しかし、もし年をまたいでいる場合には、「開業準備行為を行った日」の属する課税期間中に『消費税課税事業者選択届出書』を提出しておかなければならず、「開業日」の属する課税期間中に届出書を提出しても既に手遅れ、という事態が生じる可能性があります。
具体例
少しわかりにくいので、具体例でご説明しましょう。
たとえば、個人が自ら所有する土地の上にテナントビルを建築して新たに不動産賃貸業を開始し、完成引渡時に消費税還付を受けるとします。

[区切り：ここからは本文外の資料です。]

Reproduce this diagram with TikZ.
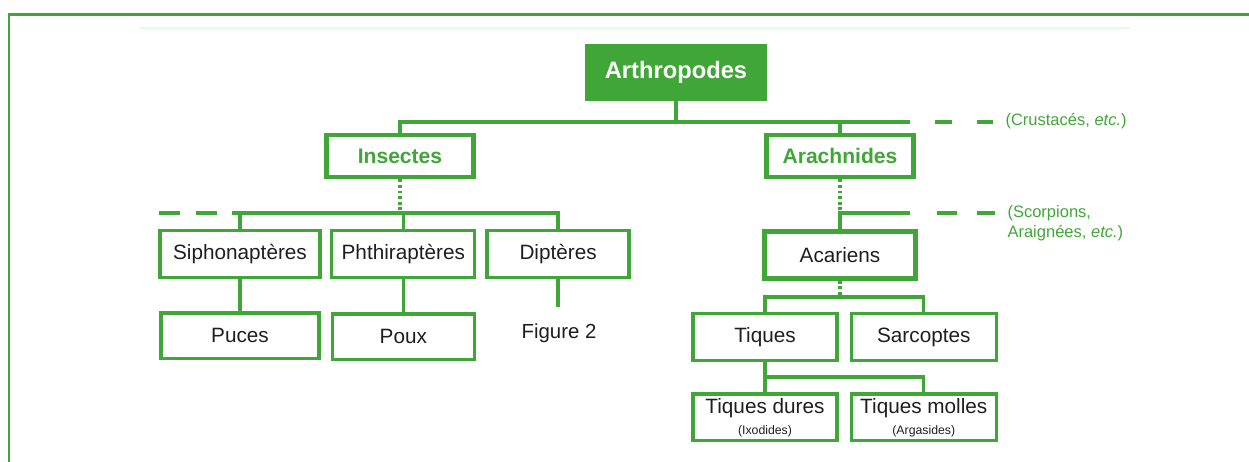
\documentclass[tikz,border=0pt]{standalone}
\usepackage{fontspec}
\setmainfont{Liberation Sans}
\setsansfont{Liberation Sans}
\usetikzlibrary{positioning}

\definecolor{vert}{RGB}{64,166,55}
\definecolor{encre}{RGB}{30,30,30}

\begin{document}
\begin{tikzpicture}[x=0.02cm, y=-0.02cm, semithick,
        taxon/.style={draw=vert, line width=1.9pt, inner sep=0pt, minimum height=0.94cm,
                      text=encre, align=center, font=\fontsize{11.8}{13}\selectfont},
        groupe/.style={taxon, line width=2.6pt, minimum height=0.84cm, text=vert,
                       font=\fontsize{12}{14}\selectfont\bfseries},
        racine/.style={fill=vert, inner sep=0pt, minimum width=3.66cm, minimum height=1.14cm,
                       text=white, font=\fontsize{13.5}{15}\selectfont\bfseries},
        link/.style={draw=vert, line width=1.9pt},
        dotlink/.style={link, dash pattern=on 1.6pt off 1.6pt},
        note/.style={text=vert, align=left, inner sep=0pt, font=\fontsize{9.4}{11.3}\selectfont}]
    \useasboundingbox (0,0) rectangle (1249,461);
    % cadre
    \draw[vert, line width=1.7pt] (1260,14) -- (9,14) -- (9,470);
    \draw[green!12, line width=0.6pt] (140,28) -- (1130,28);

    % niveaux superieurs
    \node[racine]                          (arth)   at (676,72)  {Arthropodes};
    \node[groupe, minimum width=2.94cm]    (ins)    at (400,156) {Insectes};
    \node[groupe, minimum width=2.94cm]    (arach)  at (840,156) {Arachnides};

    % insectes
    \node[taxon, minimum width=3.2cm]      (sipho)  at (240,254)           {Siphonapt\`eres};
    \node[taxon, minimum width=2.86cm]     (phthi)  [right=0.17cm of sipho]  {Phthirapt\`eres};
    \node[taxon, minimum width=2.84cm]     (dipt)   [right=0.18cm of phthi] {Dipt\`eres};
    \node[taxon, minimum width=3.16cm, minimum height=0.92cm] (puces) [below=0.64cm of sipho] {Puces};
    \node[taxon, minimum width=2.84cm, minimum height=0.92cm] (poux) [below=0.66cm of phthi] {Poux};
    \node[font=\fontsize{11.6}{13}\selectfont, text=encre] (fig) at (559,333) {Figure 2};

    % arachnides
    \node[taxon, line width=2.6pt, minimum width=3.02cm] (acar) at (840,255) {Acariens};
    \node[taxon, minimum width=2.88cm]     (tiques) at (765,337)            {Tiques};
    \node[taxon, minimum width=2.9cm]      (sarco)  [right=0.22cm of tiques] {Sarcoptes};
    \node[taxon, minimum width=2.88cm]     (tdures) [below=0.6cm of tiques]  {Tiques dures\\[-1pt]{\fontsize{7}{8}\selectfont(Ixodides)}};
    \node[taxon, minimum width=2.9cm]      (tmolles)[below=0.6cm of sarco]   {Tiques molles\\[-1pt]{\fontsize{7}{8}\selectfont(Argasides)}};

    % notes
    \node[note, anchor=west] (crust) at (1005,121) {(Crustac\'es, \textit{etc.})};
    \node[note, anchor=west] (scorp) at (1007,223) {(Scorpions,\\Araign\'ees, \textit{etc.})};

    % reperes
    \coordinate (t1) at (910,122);
    \coordinate (i1) at (232,213);
    \coordinate (a1) at (910,213);
    \coordinate (k1) at (840,297);
    \coordinate (q1) at (765,377);
    \coordinate (dstub) at (559,307);

    % liaisons
    \draw[link]    (arth) -- (arth.south |- t1);
    \draw[link]    (ins.north) |- (t1);
    \draw[link]    (arach.north) -- (arach.north |- t1);
    \draw[link, dash pattern=on 9.6pt off 14.2pt] (935,122) -- (993,122);

    \draw[dotlink] (ins.south) -- (ins.south |- i1);
    \draw[link]    (dipt.north) |- (i1);
    \draw[link]    (sipho.north) -- (sipho.north |- i1);
    \draw[link]    (phthi.north) -- (phthi.north |- i1);
    \draw[link, dash pattern=on 11.9pt off 9.1pt] (159,213) -- (217,213);
    \draw[link]    (sipho) -- (puces);
    \draw[link]    (phthi) -- (poux);
    \draw[link]    (dipt.south) -- (dipt.south |- dstub);

    \draw[dotlink] (arach.south) -- (arach.south |- a1);
    \draw[link]    (acar.north) |- (a1);
    \draw[link, dash pattern=on 11.3pt off 11.3pt] (937,213) -- (995,213);

    \draw[dotlink] (acar.south) -- (k1);
    \draw[link]    (tiques.north) -- (tiques.north |- k1) -| (sarco.north);
    \draw[link]    (tiques) -- (tdures);
    \draw[link]    (q1) -| (tmolles.north);
\end{tikzpicture}
\end{document}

もしX1年7月1日に請負契約を締結し、建物の完成引渡しがX2年3月31日となる場合、所得税上の「開業日」はX2年3月31日ですが、消費税上の「事業開始日」は請負契約の締結日であるX1年7月1日となります(請負契約の締結を「開業準備行為」と考えます)。
つまり、完成引渡しを受けたX2年は消費税上「事業を開始した日の属する課税期間」には該当しないため、例外規定は適用されず、X2年に課税事業者になるにはX1年12月31日までに『消費税課税事業者選択届出書』を提出しておかなければならないわけです。
いまいち腑に落ちない取扱いではありますが…。
まとめ
消費税は税理士にとっても非常に恐ろしい税金といわれており、それは届出のタイミングひとつで税額に大きな差が生ずることになるためです。
特に設備投資による還付の場合は失敗が許されませんので、まずは事前に専門家による的確なアドバイスを受けることをお勧めいたします。
※ この記事は、投稿日現在における情報・法令等に基づいて作成しております。